--- DATA EXCERPT ---
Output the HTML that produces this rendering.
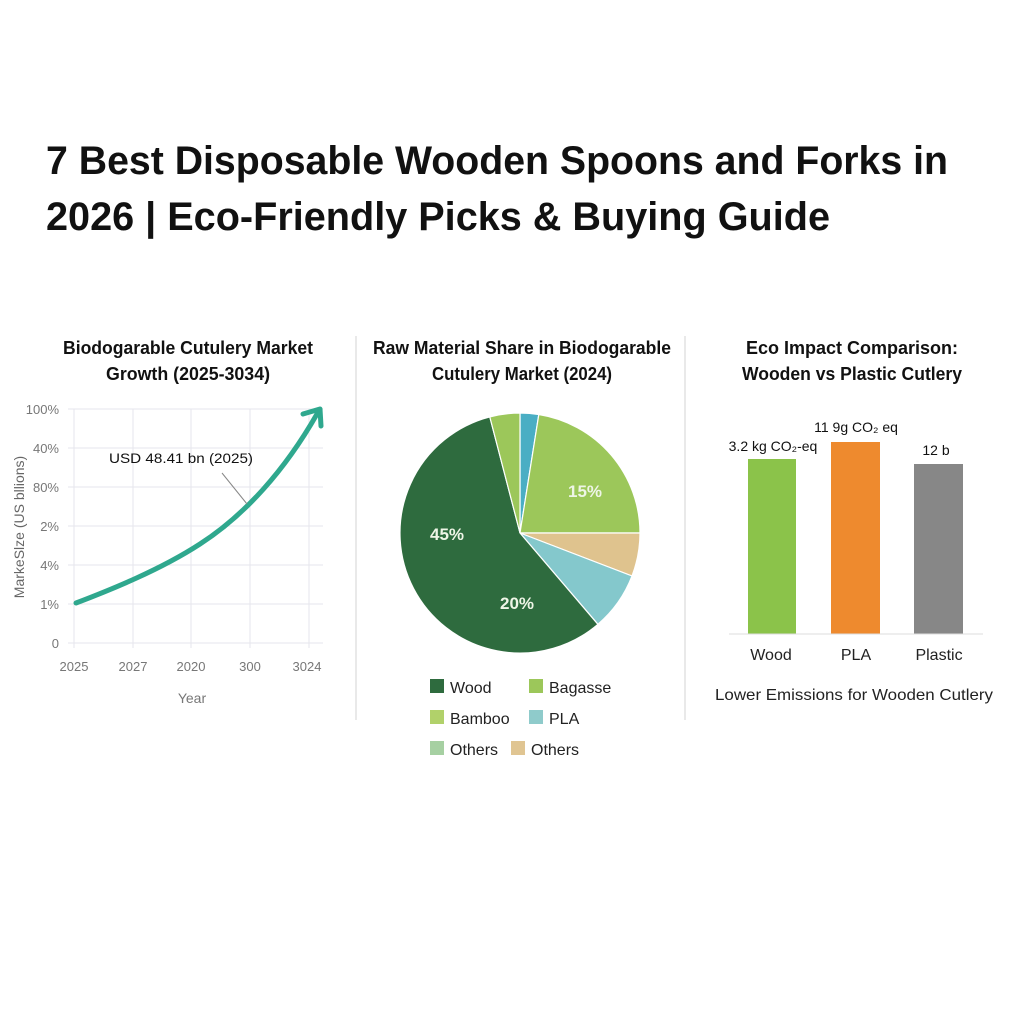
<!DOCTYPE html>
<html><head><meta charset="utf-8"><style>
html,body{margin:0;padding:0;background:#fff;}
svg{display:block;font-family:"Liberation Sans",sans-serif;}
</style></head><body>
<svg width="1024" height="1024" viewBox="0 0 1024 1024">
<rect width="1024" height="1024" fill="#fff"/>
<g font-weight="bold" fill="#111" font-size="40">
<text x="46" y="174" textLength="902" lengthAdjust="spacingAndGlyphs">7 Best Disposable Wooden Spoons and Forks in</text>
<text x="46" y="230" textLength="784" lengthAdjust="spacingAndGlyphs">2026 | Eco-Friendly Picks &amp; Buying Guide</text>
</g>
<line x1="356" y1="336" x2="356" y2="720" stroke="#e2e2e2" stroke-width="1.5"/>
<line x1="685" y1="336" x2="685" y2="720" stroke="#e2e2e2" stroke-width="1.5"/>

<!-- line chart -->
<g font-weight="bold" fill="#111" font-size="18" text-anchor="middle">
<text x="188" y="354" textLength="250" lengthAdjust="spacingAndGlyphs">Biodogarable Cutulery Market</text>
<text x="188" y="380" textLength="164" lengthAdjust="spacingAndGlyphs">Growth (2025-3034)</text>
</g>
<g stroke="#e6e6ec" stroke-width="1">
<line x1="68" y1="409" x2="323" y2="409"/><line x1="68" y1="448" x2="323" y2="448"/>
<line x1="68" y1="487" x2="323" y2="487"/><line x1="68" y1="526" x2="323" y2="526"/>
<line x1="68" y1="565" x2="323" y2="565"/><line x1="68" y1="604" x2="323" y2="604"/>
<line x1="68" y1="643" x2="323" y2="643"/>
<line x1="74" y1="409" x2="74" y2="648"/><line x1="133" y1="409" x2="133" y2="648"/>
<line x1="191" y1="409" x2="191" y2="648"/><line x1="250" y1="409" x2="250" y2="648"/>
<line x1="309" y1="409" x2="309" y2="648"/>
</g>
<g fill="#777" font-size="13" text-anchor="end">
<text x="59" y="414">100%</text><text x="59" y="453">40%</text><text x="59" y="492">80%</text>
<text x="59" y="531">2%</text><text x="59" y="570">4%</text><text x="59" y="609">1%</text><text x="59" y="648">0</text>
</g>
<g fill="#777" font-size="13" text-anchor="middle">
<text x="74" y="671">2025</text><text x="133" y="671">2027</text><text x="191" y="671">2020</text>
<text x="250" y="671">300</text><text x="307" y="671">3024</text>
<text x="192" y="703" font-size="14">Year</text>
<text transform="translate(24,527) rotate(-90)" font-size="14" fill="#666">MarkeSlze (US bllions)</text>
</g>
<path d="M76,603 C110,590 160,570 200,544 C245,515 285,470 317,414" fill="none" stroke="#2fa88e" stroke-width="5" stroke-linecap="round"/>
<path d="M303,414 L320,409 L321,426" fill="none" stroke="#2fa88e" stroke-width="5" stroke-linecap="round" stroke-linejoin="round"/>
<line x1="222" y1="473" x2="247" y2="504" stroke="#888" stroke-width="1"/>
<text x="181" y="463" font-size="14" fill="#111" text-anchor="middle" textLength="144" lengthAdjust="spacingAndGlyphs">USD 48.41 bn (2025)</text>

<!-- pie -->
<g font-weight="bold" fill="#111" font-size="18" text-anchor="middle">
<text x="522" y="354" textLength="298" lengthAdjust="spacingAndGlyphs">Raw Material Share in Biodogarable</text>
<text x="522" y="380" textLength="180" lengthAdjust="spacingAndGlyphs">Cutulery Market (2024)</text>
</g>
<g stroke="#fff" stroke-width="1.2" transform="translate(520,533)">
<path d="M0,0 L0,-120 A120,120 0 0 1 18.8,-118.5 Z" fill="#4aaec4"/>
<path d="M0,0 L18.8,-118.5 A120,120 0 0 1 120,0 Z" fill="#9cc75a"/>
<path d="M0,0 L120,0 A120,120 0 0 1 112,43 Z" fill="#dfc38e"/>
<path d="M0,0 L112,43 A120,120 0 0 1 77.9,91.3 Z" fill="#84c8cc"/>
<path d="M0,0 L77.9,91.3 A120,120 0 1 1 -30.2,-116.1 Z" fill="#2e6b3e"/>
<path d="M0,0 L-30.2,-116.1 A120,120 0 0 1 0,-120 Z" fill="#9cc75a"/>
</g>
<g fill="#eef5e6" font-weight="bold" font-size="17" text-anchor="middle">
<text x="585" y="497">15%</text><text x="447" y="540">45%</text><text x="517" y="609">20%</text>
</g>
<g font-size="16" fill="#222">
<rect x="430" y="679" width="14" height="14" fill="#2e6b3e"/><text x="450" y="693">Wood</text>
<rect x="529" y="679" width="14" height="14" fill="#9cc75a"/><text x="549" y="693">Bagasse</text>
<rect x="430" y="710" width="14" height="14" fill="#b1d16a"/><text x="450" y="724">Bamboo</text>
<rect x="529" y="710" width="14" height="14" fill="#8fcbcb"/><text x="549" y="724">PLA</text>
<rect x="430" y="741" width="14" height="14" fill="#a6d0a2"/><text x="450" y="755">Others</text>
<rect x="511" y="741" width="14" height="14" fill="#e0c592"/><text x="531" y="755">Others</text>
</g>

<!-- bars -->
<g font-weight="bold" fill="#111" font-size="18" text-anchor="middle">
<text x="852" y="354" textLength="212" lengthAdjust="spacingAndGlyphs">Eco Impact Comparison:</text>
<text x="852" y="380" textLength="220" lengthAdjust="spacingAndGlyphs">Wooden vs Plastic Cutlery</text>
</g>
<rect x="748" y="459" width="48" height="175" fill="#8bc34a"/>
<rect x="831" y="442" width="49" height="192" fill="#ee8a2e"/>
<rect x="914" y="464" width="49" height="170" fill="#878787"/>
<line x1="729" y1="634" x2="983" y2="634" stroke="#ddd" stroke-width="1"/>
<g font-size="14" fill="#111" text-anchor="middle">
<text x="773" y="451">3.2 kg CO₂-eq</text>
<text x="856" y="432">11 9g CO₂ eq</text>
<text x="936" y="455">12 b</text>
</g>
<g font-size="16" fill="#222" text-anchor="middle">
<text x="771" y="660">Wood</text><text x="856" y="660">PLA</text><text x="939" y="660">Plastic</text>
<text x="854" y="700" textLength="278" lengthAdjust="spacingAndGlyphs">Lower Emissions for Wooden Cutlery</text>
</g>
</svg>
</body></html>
---
PROBLEM: Repeat the data exactly in full, omitting its pictures.

REPLY:
Output the HTML that produces this rendering.
<!DOCTYPE html>
<html><head><meta charset="utf-8"><style>
html,body{margin:0;padding:0;background:#fff;}
svg{display:block;font-family:"Liberation Sans",sans-serif;}
</style></head><body>
<svg width="1024" height="1024" viewBox="0 0 1024 1024">
<rect width="1024" height="1024" fill="#fff"/>
<g font-weight="bold" fill="#111" font-size="40">
<text x="46" y="174" textLength="902" lengthAdjust="spacingAndGlyphs">7 Best Disposable Wooden Spoons and Forks in</text>
<text x="46" y="230" textLength="784" lengthAdjust="spacingAndGlyphs">2026 | Eco-Friendly Picks &amp; Buying Guide</text>
</g>
<line x1="356" y1="336" x2="356" y2="720" stroke="#e2e2e2" stroke-width="1.5"/>
<line x1="685" y1="336" x2="685" y2="720" stroke="#e2e2e2" stroke-width="1.5"/>

<!-- line chart -->
<g font-weight="bold" fill="#111" font-size="18" text-anchor="middle">
<text x="188" y="354" textLength="250" lengthAdjust="spacingAndGlyphs">Biodogarable Cutulery Market</text>
<text x="188" y="380" textLength="164" lengthAdjust="spacingAndGlyphs">Growth (2025-3034)</text>
</g>
<g stroke="#e6e6ec" stroke-width="1">
<line x1="68" y1="409" x2="323" y2="409"/><line x1="68" y1="448" x2="323" y2="448"/>
<line x1="68" y1="487" x2="323" y2="487"/><line x1="68" y1="526" x2="323" y2="526"/>
<line x1="68" y1="565" x2="323" y2="565"/><line x1="68" y1="604" x2="323" y2="604"/>
<line x1="68" y1="643" x2="323" y2="643"/>
<line x1="74" y1="409" x2="74" y2="648"/><line x1="133" y1="409" x2="133" y2="648"/>
<line x1="191" y1="409" x2="191" y2="648"/><line x1="250" y1="409" x2="250" y2="648"/>
<line x1="309" y1="409" x2="309" y2="648"/>
</g>
<g fill="#777" font-size="13" text-anchor="end">
<text x="59" y="414">100%</text><text x="59" y="453">40%</text><text x="59" y="492">80%</text>
<text x="59" y="531">2%</text><text x="59" y="570">4%</text><text x="59" y="609">1%</text><text x="59" y="648">0</text>
</g>
<g fill="#777" font-size="13" text-anchor="middle">
<text x="74" y="671">2025</text><text x="133" y="671">2027</text><text x="191" y="671">2020</text>
<text x="250" y="671">300</text><text x="307" y="671">3024</text>
<text x="192" y="703" font-size="14">Year</text>
<text transform="translate(24,527) rotate(-90)" font-size="14" fill="#666">MarkeSlze (US bllions)</text>
</g>
<path d="M76,603 C110,590 160,570 200,544 C245,515 285,470 317,414" fill="none" stroke="#2fa88e" stroke-width="5" stroke-linecap="round"/>
<path d="M303,414 L320,409 L321,426" fill="none" stroke="#2fa88e" stroke-width="5" stroke-linecap="round" stroke-linejoin="round"/>
<line x1="222" y1="473" x2="247" y2="504" stroke="#888" stroke-width="1"/>
<text x="181" y="463" font-size="14" fill="#111" text-anchor="middle" textLength="144" lengthAdjust="spacingAndGlyphs">USD 48.41 bn (2025)</text>

<!-- pie -->
<g font-weight="bold" fill="#111" font-size="18" text-anchor="middle">
<text x="522" y="354" textLength="298" lengthAdjust="spacingAndGlyphs">Raw Material Share in Biodogarable</text>
<text x="522" y="380" textLength="180" lengthAdjust="spacingAndGlyphs">Cutulery Market (2024)</text>
</g>
<g stroke="#fff" stroke-width="1.2" transform="translate(520,533)">
<path d="M0,0 L0,-120 A120,120 0 0 1 18.8,-118.5 Z" fill="#4aaec4"/>
<path d="M0,0 L18.8,-118.5 A120,120 0 0 1 120,0 Z" fill="#9cc75a"/>
<path d="M0,0 L120,0 A120,120 0 0 1 112,43 Z" fill="#dfc38e"/>
<path d="M0,0 L112,43 A120,120 0 0 1 77.9,91.3 Z" fill="#84c8cc"/>
<path d="M0,0 L77.9,91.3 A120,120 0 1 1 -30.2,-116.1 Z" fill="#2e6b3e"/>
<path d="M0,0 L-30.2,-116.1 A120,120 0 0 1 0,-120 Z" fill="#9cc75a"/>
</g>
<g fill="#eef5e6" font-weight="bold" font-size="17" text-anchor="middle">
<text x="585" y="497">15%</text><text x="447" y="540">45%</text><text x="517" y="609">20%</text>
</g>
<g font-size="16" fill="#222">
<rect x="430" y="679" width="14" height="14" fill="#2e6b3e"/><text x="450" y="693">Wood</text>
<rect x="529" y="679" width="14" height="14" fill="#9cc75a"/><text x="549" y="693">Bagasse</text>
<rect x="430" y="710" width="14" height="14" fill="#b1d16a"/><text x="450" y="724">Bamboo</text>
<rect x="529" y="710" width="14" height="14" fill="#8fcbcb"/><text x="549" y="724">PLA</text>
<rect x="430" y="741" width="14" height="14" fill="#a6d0a2"/><text x="450" y="755">Others</text>
<rect x="511" y="741" width="14" height="14" fill="#e0c592"/><text x="531" y="755">Others</text>
</g>

<!-- bars -->
<g font-weight="bold" fill="#111" font-size="18" text-anchor="middle">
<text x="852" y="354" textLength="212" lengthAdjust="spacingAndGlyphs">Eco Impact Comparison:</text>
<text x="852" y="380" textLength="220" lengthAdjust="spacingAndGlyphs">Wooden vs Plastic Cutlery</text>
</g>
<rect x="748" y="459" width="48" height="175" fill="#8bc34a"/>
<rect x="831" y="442" width="49" height="192" fill="#ee8a2e"/>
<rect x="914" y="464" width="49" height="170" fill="#878787"/>
<line x1="729" y1="634" x2="983" y2="634" stroke="#ddd" stroke-width="1"/>
<g font-size="14" fill="#111" text-anchor="middle">
<text x="773" y="451">3.2 kg CO₂-eq</text>
<text x="856" y="432">11 9g CO₂ eq</text>
<text x="936" y="455">12 b</text>
</g>
<g font-size="16" fill="#222" text-anchor="middle">
<text x="771" y="660">Wood</text><text x="856" y="660">PLA</text><text x="939" y="660">Plastic</text>
<text x="854" y="700" textLength="278" lengthAdjust="spacingAndGlyphs">Lower Emissions for Wooden Cutlery</text>
</g>
</svg>
</body></html>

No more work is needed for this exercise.